Horus Black – Simply, recensione.
Riccardo Sechi, giovanissimo di Genova, proveniente da una famiglia in cui la musica è il pane quotidiano. E poi da queste impronte giunge una deriva di gusto e di estetica, che poi – musicalmente parlando – la deriva non esiste mai. Si fa chiamare HORUS BLACK e pubblica un esordio davvero interessante dal titolo “Simply”. Dalla sua timbrica vocale assolutamente di maniera, allo stile di abiti e quel certo modo di sapersi muovere in scena, non si lascia poi tanto spazio libero alla fantasia di inventari chissà quali interpretazioni alternative. Il mondo di quell’America che usciva dalla grande depressione e incontrava lo sfarzo miliardario del Rock’n’Roll, da Elvis fino al noir del grande cinema (tutte cose che in Italia abbiamo scopiazzato con venti anni di ritardo), confluiscono in questi 10 inediti di Horus Black. Il tutto guidato sapientemente da un suono che non è per niente vintage come probabilmente avrebbero sperato di avere i conservatori più puri: siamo di fronte ad una vera e propria traduzione moderna di uno stile ormai lontano di 3 generazioni. In rete il video di lancio del singolo “We are alone tonight” e direi che in esso sono chiuse tutte le carte migliori di questo lavoro. Non ci dilunghiamo oltre: accogliamo appena la delusione di chi cerca nella musica di oggi nuove frontiere per codificare il futuro. Da un disco come “Simply” potrete solamente ripescare il buon sapore di un tempo lontano, quando le star erano coperte di lustrini e il Rock’n’Roll serviva come bandiera di rivoluzione sociale. Horus Black ci ha aggiunto solo qualche buona trovata digitale.
Partiamo dalla copertina di questo disco. Sembra davvero che ci sia dello sfarzo dell’oro o addirittura della vittoria tra le righe. C’è tutto questo in qualche misura? Tu come la vedi?
Sì, c’è assolutamente tutto questo! È stato un elemento da me voluto, infatti il logo “Horus Black” è stato da me ideato, per poi essere realizzato da uno studio grafico a causa di miei limiti tecnici in questo campo. Oro ed elementi sfarzosi e vittoriosi penso vengano fuori dal mio lato egocentrico ed addirittura autocelebrativo che, devo ammettere, è piuttosto forte in campo artistico musicale.
“Simply” sembra venir fuori da un passato glorioso.
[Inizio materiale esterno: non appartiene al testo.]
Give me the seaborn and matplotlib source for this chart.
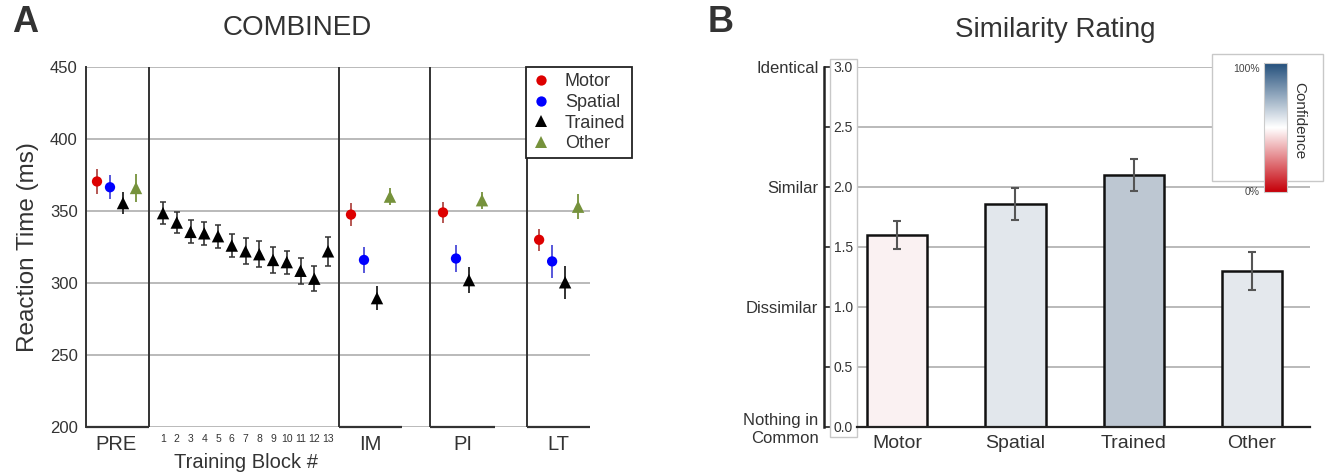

L’America vince su di te in merito all’ispirazione e all’immaginario. Ma dalla nostra Italia che cosa hai preso?
Dall’Italia ho preso le influenza classiche che derivano anche dalle mie origini, infatti i miei genitori e mio nonno paterno sono musicisti classici.
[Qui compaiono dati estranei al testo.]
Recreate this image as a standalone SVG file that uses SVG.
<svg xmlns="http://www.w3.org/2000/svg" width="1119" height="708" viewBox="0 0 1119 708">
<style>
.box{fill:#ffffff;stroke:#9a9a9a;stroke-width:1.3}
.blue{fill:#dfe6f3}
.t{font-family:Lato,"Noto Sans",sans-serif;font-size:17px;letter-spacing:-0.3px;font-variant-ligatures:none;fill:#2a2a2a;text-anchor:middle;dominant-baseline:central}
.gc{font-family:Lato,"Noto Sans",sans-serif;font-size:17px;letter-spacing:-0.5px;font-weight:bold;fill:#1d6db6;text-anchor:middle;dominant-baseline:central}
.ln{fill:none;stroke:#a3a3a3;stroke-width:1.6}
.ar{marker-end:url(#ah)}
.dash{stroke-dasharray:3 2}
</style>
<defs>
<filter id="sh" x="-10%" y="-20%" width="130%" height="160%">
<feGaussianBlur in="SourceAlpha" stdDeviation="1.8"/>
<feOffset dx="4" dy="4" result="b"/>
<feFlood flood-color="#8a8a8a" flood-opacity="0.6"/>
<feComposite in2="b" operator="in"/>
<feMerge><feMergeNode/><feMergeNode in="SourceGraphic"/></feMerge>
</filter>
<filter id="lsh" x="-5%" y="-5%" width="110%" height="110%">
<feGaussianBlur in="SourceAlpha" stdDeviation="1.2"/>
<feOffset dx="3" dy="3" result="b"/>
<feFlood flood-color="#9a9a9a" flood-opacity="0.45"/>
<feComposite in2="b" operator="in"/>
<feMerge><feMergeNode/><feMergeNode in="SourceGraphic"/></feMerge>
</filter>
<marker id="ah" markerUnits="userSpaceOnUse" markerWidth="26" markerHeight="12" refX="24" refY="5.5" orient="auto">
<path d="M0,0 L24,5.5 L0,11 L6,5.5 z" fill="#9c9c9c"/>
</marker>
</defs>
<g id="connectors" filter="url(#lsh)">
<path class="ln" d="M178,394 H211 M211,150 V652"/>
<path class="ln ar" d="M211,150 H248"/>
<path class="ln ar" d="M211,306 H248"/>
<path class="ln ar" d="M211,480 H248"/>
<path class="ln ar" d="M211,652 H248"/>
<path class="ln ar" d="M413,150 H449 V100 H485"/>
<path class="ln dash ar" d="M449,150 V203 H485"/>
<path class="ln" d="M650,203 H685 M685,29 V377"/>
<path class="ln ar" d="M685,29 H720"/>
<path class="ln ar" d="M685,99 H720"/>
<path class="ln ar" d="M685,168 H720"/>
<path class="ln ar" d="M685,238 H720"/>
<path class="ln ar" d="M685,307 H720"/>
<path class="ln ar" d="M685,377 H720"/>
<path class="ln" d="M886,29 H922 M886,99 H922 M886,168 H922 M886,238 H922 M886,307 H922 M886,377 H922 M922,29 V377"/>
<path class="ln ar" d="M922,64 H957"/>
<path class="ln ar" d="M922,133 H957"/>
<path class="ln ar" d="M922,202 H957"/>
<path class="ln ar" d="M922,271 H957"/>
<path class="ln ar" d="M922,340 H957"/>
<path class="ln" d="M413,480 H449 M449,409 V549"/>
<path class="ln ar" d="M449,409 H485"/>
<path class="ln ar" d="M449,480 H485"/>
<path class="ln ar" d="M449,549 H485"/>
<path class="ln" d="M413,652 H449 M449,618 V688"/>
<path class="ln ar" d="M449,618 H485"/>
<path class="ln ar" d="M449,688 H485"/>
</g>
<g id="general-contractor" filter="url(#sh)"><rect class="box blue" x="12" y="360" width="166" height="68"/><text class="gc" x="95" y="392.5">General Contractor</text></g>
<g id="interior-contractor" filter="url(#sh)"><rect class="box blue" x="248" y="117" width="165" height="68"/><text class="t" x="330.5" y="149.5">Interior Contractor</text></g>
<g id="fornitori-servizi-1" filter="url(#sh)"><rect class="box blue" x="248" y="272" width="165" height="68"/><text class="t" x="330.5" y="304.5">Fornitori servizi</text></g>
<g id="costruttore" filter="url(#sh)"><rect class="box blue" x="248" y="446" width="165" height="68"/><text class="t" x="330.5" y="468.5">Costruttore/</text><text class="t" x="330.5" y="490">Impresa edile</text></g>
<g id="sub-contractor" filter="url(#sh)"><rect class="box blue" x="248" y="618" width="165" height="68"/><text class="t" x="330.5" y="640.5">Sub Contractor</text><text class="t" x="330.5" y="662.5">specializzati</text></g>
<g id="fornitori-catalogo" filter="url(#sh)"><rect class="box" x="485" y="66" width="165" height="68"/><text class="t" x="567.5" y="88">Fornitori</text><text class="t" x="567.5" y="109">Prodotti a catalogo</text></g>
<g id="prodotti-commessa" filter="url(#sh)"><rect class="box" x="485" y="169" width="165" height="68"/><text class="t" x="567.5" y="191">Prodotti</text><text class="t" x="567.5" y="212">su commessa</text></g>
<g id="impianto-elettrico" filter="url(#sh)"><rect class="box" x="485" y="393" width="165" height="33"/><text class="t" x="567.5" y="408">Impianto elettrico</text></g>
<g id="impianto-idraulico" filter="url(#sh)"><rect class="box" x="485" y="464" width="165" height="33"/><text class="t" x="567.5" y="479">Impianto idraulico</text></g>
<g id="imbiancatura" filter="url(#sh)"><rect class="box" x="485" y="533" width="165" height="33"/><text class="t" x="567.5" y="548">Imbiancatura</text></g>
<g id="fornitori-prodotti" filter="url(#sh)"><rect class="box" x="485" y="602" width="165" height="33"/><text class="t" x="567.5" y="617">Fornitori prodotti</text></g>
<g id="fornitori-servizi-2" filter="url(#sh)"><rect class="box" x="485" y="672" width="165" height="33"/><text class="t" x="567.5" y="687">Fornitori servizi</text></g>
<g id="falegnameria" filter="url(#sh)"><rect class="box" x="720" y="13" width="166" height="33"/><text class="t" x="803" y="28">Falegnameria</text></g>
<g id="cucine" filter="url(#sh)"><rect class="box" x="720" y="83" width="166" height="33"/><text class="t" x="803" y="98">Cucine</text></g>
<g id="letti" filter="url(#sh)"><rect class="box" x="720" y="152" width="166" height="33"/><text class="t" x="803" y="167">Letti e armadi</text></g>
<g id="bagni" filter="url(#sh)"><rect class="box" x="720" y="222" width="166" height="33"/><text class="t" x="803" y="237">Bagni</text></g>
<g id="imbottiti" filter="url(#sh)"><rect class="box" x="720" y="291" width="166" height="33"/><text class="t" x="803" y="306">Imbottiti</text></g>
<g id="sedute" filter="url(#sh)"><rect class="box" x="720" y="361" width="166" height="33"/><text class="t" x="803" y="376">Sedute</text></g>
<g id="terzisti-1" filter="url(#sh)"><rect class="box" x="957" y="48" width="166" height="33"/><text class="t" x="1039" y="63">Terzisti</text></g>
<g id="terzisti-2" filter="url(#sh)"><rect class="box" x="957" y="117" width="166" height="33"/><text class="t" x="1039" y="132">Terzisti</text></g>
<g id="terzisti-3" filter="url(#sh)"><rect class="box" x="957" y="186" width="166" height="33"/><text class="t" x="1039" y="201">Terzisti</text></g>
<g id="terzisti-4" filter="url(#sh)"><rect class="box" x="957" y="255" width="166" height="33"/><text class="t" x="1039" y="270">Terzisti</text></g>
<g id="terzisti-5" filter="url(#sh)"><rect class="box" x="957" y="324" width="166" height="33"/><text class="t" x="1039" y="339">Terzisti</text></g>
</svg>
Tra l’altro vai proprio a spolverare cose assai “antiche” come lo stile Doo-Wap. Un vero mjust del genere…
Sì, io non disdegno nulla; cerco di ascoltare ogni genere, poi ovviamente se un genere mi piace proseguo con l'”esplorazione”, altrimenti lascio perdere.
Il futuro di “Simply” dove lo rintracciamo? In altre parole: ci sono cose in questo disco che pescano proprio dal futuro o quanto meno dalla tradizione contemporanea?
Dal mio punto di vista questo è il futuro.